Work instructions> Gather up the lines that contain "this".

Data shown>
####

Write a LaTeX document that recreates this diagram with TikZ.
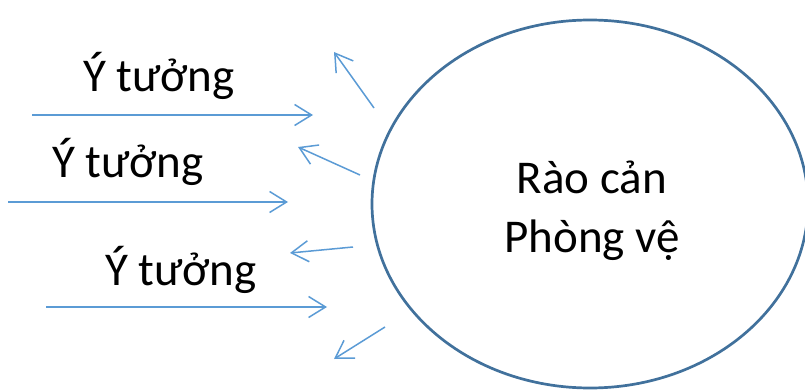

####

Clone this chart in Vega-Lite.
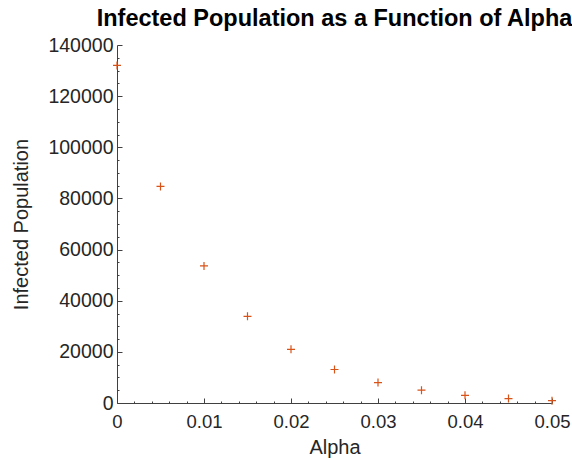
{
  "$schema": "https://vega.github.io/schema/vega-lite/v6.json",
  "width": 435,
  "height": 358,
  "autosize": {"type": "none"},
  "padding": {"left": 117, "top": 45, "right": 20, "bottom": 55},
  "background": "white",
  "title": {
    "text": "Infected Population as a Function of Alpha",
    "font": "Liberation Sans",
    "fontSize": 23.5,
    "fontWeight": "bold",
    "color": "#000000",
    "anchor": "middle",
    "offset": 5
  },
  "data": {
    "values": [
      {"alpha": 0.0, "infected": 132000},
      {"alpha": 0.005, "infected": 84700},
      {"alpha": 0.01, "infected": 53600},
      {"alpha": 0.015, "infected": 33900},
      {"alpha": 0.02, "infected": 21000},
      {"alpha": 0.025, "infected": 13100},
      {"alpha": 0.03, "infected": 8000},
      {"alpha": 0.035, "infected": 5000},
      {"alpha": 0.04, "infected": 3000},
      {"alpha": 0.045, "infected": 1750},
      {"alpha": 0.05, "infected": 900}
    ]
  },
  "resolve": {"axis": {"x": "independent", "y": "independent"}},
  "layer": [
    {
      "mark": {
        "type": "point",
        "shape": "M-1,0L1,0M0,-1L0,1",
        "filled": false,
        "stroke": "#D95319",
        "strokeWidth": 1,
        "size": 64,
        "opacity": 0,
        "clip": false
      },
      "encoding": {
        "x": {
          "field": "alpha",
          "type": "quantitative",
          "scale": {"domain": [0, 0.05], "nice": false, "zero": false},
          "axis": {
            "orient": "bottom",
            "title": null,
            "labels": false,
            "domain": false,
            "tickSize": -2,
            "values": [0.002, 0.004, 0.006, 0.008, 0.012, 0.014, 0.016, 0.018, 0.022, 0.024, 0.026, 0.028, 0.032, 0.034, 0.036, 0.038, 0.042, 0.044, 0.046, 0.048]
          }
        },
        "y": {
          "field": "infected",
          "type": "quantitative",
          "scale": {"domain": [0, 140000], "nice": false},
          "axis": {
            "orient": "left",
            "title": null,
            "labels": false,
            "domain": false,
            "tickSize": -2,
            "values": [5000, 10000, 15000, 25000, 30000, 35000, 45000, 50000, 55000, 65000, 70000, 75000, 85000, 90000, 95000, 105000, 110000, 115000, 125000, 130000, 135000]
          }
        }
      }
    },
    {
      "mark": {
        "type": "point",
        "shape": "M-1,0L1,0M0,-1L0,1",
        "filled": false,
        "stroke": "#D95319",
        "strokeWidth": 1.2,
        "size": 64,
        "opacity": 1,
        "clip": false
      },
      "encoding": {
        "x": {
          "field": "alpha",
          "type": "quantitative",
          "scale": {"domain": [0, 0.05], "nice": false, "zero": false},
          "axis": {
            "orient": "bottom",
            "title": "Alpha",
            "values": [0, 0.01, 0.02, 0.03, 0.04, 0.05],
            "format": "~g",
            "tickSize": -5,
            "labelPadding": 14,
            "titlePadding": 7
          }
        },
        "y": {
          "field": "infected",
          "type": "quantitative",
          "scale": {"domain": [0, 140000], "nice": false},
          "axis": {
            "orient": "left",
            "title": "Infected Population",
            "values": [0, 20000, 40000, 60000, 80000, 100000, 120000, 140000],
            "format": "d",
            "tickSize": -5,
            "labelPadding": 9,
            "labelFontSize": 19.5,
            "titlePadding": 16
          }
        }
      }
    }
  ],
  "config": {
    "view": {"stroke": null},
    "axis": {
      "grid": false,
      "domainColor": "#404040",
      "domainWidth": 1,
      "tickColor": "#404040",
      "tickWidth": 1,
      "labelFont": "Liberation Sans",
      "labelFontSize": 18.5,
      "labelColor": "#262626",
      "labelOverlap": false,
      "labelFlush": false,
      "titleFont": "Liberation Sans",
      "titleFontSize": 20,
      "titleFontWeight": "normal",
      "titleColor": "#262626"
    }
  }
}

####

Written reply>
Write a LaTeX document that recreates this diagram with TikZ.
Clone this chart in Vega-Lite.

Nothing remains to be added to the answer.